Malibu octogenarians get their goats—and safer homes

October 14, 2009 

Just what was that herd of goats doing munching grass on the steep hillsides of Malibu’s Horizon Hills earlier this year? They were hired hooves.

Hoofing it to work in Horizon Hills (photo: Wolfgang Knauer)

Hoofing it to work in Horizon Hills (photo: Wolfgang Knauer)

Venturing easily to slopes too vertical for weed-whacking men to climb, the sure-footed grass-eaters were hired as part of a fire grant program engineered by an unlikely trio of retired 80-something neighbors in Horizon Hills. The men were determined to reduce the danger of a wind-driven brush fire devastating their 40-home neighborhood, tucked into the Santa Monica Mountains.

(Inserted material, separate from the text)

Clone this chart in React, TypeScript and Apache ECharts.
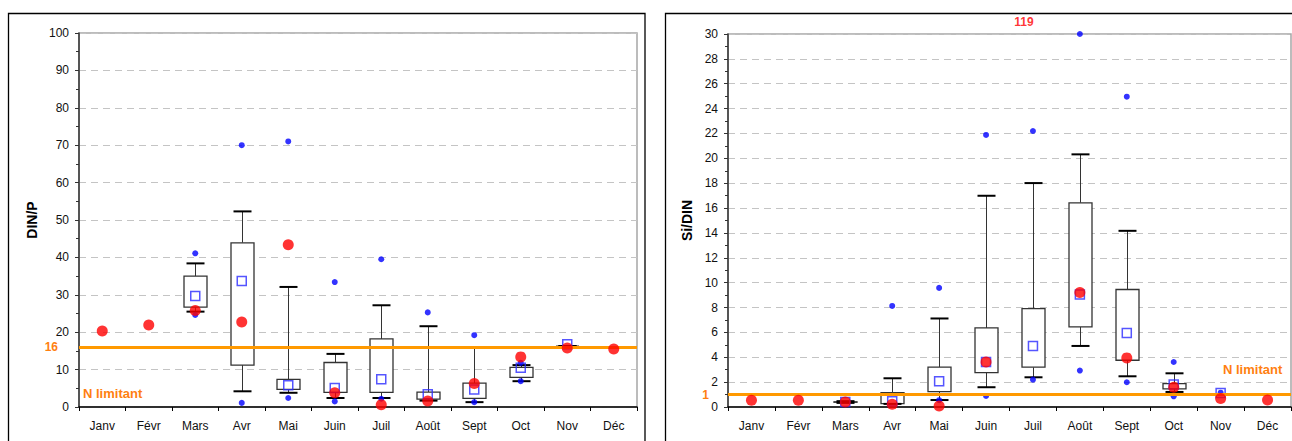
import React, { useEffect, useRef } from "react";
import * as echarts from "echarts";

// Month categories shared by both panels
const MONTHS = ["Janv", "Févr", "Mars", "Avr", "Mai", "Juin", "Juil", "Août", "Sept", "Oct", "Nov", "Déc"];

// ---- DIN/P panel ----
const dinpLow = [null, null, 25.5, 4.2, 3.8, 2.4, 2.4, 1.7, 1.3, 6.9, 16.3, null];
const dinpQ1 = [null, null, 26.7, 11.2, 4.7, 3.9, 3.9, 2.1, 2.3, 7.9, 16.3, null];
const dinpQ3 = [null, null, 35.0, 43.9, 7.4, 11.9, 18.2, 4.0, 6.4, 10.6, 16.3, null];
const dinpHigh = [null, null, 38.4, 52.3, 32.1, 14.2, 27.2, 21.6, 16.0, 11.2, 16.3, null];
const dinpMean = [null, null, 29.7, 33.7, 5.8, 5.1, 7.4, 3.4, 4.7, 10.5, 16.8, null];
const dinpYear = [20.3, 21.9, 25.8, 22.7, 43.4, 3.8, 0.6, 1.6, 6.3, 13.4, 15.8, 15.5];
const dinpOutHigh = [null, null, 41.1, 70.0, 71.0, 33.4, 39.5, 25.3, 19.2, 11.8, null, null];
const dinpOutLow = [null, null, 24.6, 1.1, 2.4, 1.5, 2.2, null, 1.3, 6.9, null, null];
const dinpThreshold = 16;
const dinpTicks = { min: 0, max: 100, interval: 10 };

// ---- Si/DIN panel ----
const sidinLow = [null, null, 0.33, 0.25, 0.56, 1.59, 2.39, 4.91, 2.47, 1.21, null, null];
const sidinQ1 = [null, null, 0.38, 0.27, 1.24, 2.77, 3.2, 6.44, 3.76, 1.45, null, null];
const sidinQ3 = [null, null, 0.42, 1.16, 3.2, 6.36, 7.92, 16.42, 9.45, 1.88, null, null];
const sidinHigh = [null, null, 0.47, 2.31, 7.12, 16.99, 18.01, 20.32, 14.17, 2.71, null, null];
const sidinMean = [null, null, 0.4, 0.46, 2.07, 3.62, 4.91, 9.05, 5.96, 1.8, 1.13, null];
const sidinYear = [0.54, 0.54, 0.4, 0.22, 0.08, 3.62, null, 9.21, 3.95, 1.59, 0.68, 0.56];
const sidinOutHigh = [null, null, null, 8.13, 9.58, 21.88, 22.2, 119, 24.96, 3.62, null, null];
const sidinOutLow = [null, null, null, null, 0.55, 0.89, 2.2, 2.93, 1.99, 0.86, 1.15, null];
const sidinThreshold = 1;
const sidinTicks = { min: 0, max: 30, interval: 2 };

const FONT = "'Liberation Sans', Arial, sans-serif";
const ORANGE_LINE = "#ff9900";
const ORANGE_TEXT = "#ff7f10";

type Num = number | null;

function boxRows(low: Num[], q1: Num[], q3: Num[], high: Num[]) {
  const rows: number[][] = [];
  low.forEach((v, i) => {
    if (v != null && q1[i] != null && q3[i] != null && high[i] != null) {
      rows.push([i, v, q1[i] as number, q3[i] as number, high[i] as number]);
    }
  });
  return rows;
}

// Values above the axis maximum are pinned to the top edge; the true value is kept for the label
function pointRows(vals: Num[], max: number) {
  const rows: any[] = [];
  vals.forEach((v, i) => {
    if (v != null) {
      rows.push({ value: [i, Math.min(v, max)], raw: v, clipped: v > max });
    }
  });
  return rows;
}

const renderBox = (params: any, api: any) => {
  const i = api.value(0);
  const lo = api.coord([i, api.value(1)]);
  const b1 = api.coord([i, api.value(2)]);
  const b3 = api.coord([i, api.value(3)]);
  const hi = api.coord([i, api.value(4)]);
  const cx = Math.round(lo[0]) + 0.5;
  const half = 11.5;
  const cap = 9;
  const stroke = "#333";
  return {
    type: "group",
    children: [
      { type: "line", shape: { x1: cx, y1: hi[1], x2: cx, y2: b3[1] }, style: { stroke, lineWidth: 1 } },
      { type: "line", shape: { x1: cx, y1: b1[1], x2: cx, y2: lo[1] }, style: { stroke, lineWidth: 1 } },
      {
        type: "rect",
        shape: { x: cx - half, y: b3[1], width: half * 2, height: Math.max(b1[1] - b3[1], 0) },
        style: { fill: "#fff", stroke, lineWidth: 1.3 },
      },
      { type: "line", shape: { x1: cx - cap, y1: hi[1], x2: cx + cap, y2: hi[1] }, style: { stroke: "#000", lineWidth: 2 } },
      { type: "line", shape: { x1: cx - cap, y1: lo[1], x2: cx + cap, y2: lo[1] }, style: { stroke: "#000", lineWidth: 2 } },
    ],
  };
};

function xAxisFor(gridIndex: number) {
  return {
    type: "category",
    gridIndex,
    data: MONTHS,
    boundaryGap: true,
    axisLine: { show: true, lineStyle: { color: "#000", width: 1.5 } },
    axisTick: { show: true, length: 4, lineStyle: { color: "#000", width: 1 } },
    axisLabel: { color: "#111", fontFamily: FONT, fontSize: 12, margin: 13, interval: 0 },
    splitLine: { show: false },
  };
}

function yAxisFor(gridIndex: number, t: { min: number; max: number; interval: number }, name: string, nameGap: number) {
  return {
    type: "value",
    gridIndex,
    min: t.min,
    max: t.max,
    interval: t.interval,
    name,
    nameLocation: "middle",
    nameGap,
    nameTextStyle: { fontFamily: FONT, fontSize: 14, fontWeight: "bold", color: "#000" },
    axisLine: { show: true, lineStyle: { color: "#333", width: 1.5 } },
    axisTick: { show: true, length: 4, lineStyle: { color: "#333", width: 1 } },
    minorTick: { show: true, splitNumber: 2, length: 3, lineStyle: { color: "#333", width: 1 } },
    axisLabel: { color: "#111", fontFamily: FONT, fontSize: 12, margin: 10 },
    splitLine: { show: true, lineStyle: { color: "#c4c4c4", width: 1, type: [7, 5] } },
  };
}

function panelSeries(
  gi: number,
  max: number,
  low: Num[], q1: Num[], q3: Num[], high: Num[],
  mean: Num[], year: Num[], outHigh: Num[], outLow: Num[],
  threshold: number,
  thresholdDistance: number
) {
  return [
    {
      type: "custom",
      xAxisIndex: gi,
      yAxisIndex: gi,
      z: 2,
      renderItem: renderBox,
      encode: { x: 0, y: [1, 2, 3, 4] },
      data: boxRows(low, q1, q3, high),
      silent: true,
    },
    {
      type: "scatter",
      xAxisIndex: gi,
      yAxisIndex: gi,
      z: 3,
      clip: false,
      symbol: "circle",
      symbolSize: 6,
      itemStyle: { color: "#0000ff" },
      data: [...pointRows(outHigh, max), ...pointRows(outLow, max)],
      label: {
        show: true,
        formatter: (p: any) => (p.data.clipped ? String(p.data.raw) : ""),
        position: "top",
        offset: [-56, 2],
        color: "#ff0000",
        fontFamily: FONT,
        fontSize: 12,
        fontWeight: "bold",
      },
      markLine: {
        silent: true,
        symbol: ["none", "none"],
        lineStyle: { color: ORANGE_LINE, width: 3, type: "solid" },
        label: {
          show: true,
          position: "start",
          distance: thresholdDistance,
          formatter: "{c}",
          color: ORANGE_TEXT,
          fontFamily: FONT,
          fontSize: 12,
          fontWeight: "bold",
        },
        data: [{ yAxis: threshold }],
      },
    },
    {
      type: "scatter",
      xAxisIndex: gi,
      yAxisIndex: gi,
      z: 4,
      clip: false,
      symbol: "rect",
      symbolSize: 9,
      itemStyle: { color: "rgba(0,0,0,0)", borderColor: "#2a2aff", borderWidth: 1.5 },
      data: pointRows(mean, max),
    },
    {
      type: "scatter",
      xAxisIndex: gi,
      yAxisIndex: gi,
      z: 5,
      clip: false,
      symbol: "circle",
      symbolSize: 11,
      itemStyle: { color: "#ff0000" },
      data: pointRows(year, max),
    },
  ];
}

export default function App() {
  const ref = useRef<HTMLDivElement>(null);

  useEffect(() => {
    if (!ref.current) return;
    const chart = echarts.init(ref.current, null, { renderer: "svg" });
    const gridBorder = { show: true, borderColor: "#a6a6a6", borderWidth: 1.5, backgroundColor: "#fff" };
    const noteStyle = {
      text: "N limitant",
      fill: ORANGE_TEXT,
      font: `bold 13px ${FONT}`,
      verticalAlign: "middle",
    };

    chart.setOption({
      animation: false,
      backgroundColor: "#fff",
      grid: [
        { left: 79, top: 33, width: 558, height: 374, ...gridBorder },
        { left: 728, top: 34, width: 563, height: 373, ...gridBorder },
      ],
      xAxis: [xAxisFor(0), xAxisFor(1)],
      yAxis: [yAxisFor(0, dinpTicks, "DIN/P", 40), yAxisFor(1, sidinTicks, "Si/DIN", 34)],
      series: [
        ...panelSeries(0, dinpTicks.max, dinpLow, dinpQ1, dinpQ3, dinpHigh, dinpMean, dinpYear, dinpOutHigh, dinpOutLow, dinpThreshold, 21),
        ...panelSeries(1, sidinTicks.max, sidinLow, sidinQ1, sidinQ3, sidinHigh, sidinMean, sidinYear, sidinOutHigh, sidinOutLow, sidinThreshold, 19),
      ],
      graphic: [
        {
          type: "rect",
          z: -10,
          shape: { x: 8.5, y: 13.5, width: 636.5, height: 460 },
          style: { fill: "none", stroke: "#000", lineWidth: 1.3 },
          silent: true,
        },
        {
          type: "rect",
          z: -10,
          shape: { x: 665.5, y: 13.5, width: 700, height: 460 },
          style: { fill: "none", stroke: "#000", lineWidth: 1.3 },
          silent: true,
        },
        { type: "text", z: 10, x: 83, y: 393, style: noteStyle },
        { type: "text", z: 10, x: 1223, y: 369, style: noteStyle },
      ],
    });

    return () => chart.dispose();
  }, []);

  return (
    <div
      ref={ref}
      style={{ position: "fixed", left: 0, top: 0, width: 1292, height: 441, background: "#fff" }}
    />
  );
}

The retirees—an Auschwitz survivor, a former Luftwaffe private and a World War II Army paratrooper—formed a “fire safe council,” a volunteer non-profit group dedicated to improving local fire readiness. They won nearly $120,000 in federal and state grants, using the funds to cut trees, trim bushes and even attack acres of grass with the voracious goats.

They set up their Horizon Hills group under the umbrella of the California Fire Safe Council, a clearinghouse for fire education and state and federal grants. Los Angeles County has 25 similar local organizations, according to L.A. County Fire Department Forester J. Lopez, who worked closely with the men in the Horizon Hills unit. “This is a great way to empower neighbors to solve their own fire issues,” says Lopez, who also serves as vice chair of the statewide group’s board.

The Fire Safe Council men (from left) Masler, Kolischer and Knauer

The Fire Safe Council men (from left) Masler, Kolischer and Knauer

The fire-conscious octogenarians made improbable allies.

As a teen and Polish Jew, Herb Kolischer, now 85, had survived more than two years at Auschwitz before immigrating to California and launching a career as an architect.

Physicist Wolfgang Knauer, 83, twice conscripted in the German air force as a teen, worked for decades as a scientist at the Hughes Research Center. Knauer and Kolischer first became acquainted decades ago at neighborhood meetings. After initial wariness, Knauer says of their different backgrounds, “we put the past into the distant past.” They’ve been friends and ski buddies ever since.

The two men got on the fire safety bandwagon thanks to a third friend, Dr. Ernest Masler, 86. The retired psychiatrist, a U.S. Army paratrooper in World War II, became a fire crusader after his old Malibu residence burned down in the 1993 Topanga fire and he moved to Horizon Hills. Masler had spent a few years in a fruitless letter writing campaign urging federal land officials to reduce fire danger with controlled burns in the brushy federal parklands that surround the neighborhood on three sides.

Frustrated, the men decided that if they couldn’t change federal burn policies, they could effect change closer to home by reducing the danger of fires in their own neighborhood.

They formed the Horizon Hills fire safety council in 2005 and soon won a $52,000 grant to hire a tree trimming firm to reduce hazards near homes. “It’s relatively simple to set up, but you have to be persistent,” says Kolischer.

The grants helped remove flammable vegetation close to homes.

The grants helped remove flammable vegetation close to homes.

They were certainly persistent with their Horizon Hills neighbors, making house-to-house visits in an effort to persuade them to let tree trimmers lop off branches and remove whole trees. Their secret weapon was the Fire Department’s Lopez, a forester who provided technical expertise and proved a very good negotiator to boot, the men say.

“We did everything we could to persuade some neighbors we weren’t terrorists” for wanting to cut down their beloved trees, jokes Masler. In time, the trio won over most of their neighbors, a task made somewhat easier by the fact that the work would be paid for by the grants.

A $15,000 state grant helped bring in the grass-eating goats. The council won a second federal grant of $52,000 to cut back chaparral and more trees in 2008 and early 2009. The box score: 100 trees were cut down, another 100 were pruned and 15 acres of grass and brush were trimmed.

“We improved the situation a great deal,” says Knauer, “but there is more we need to do.”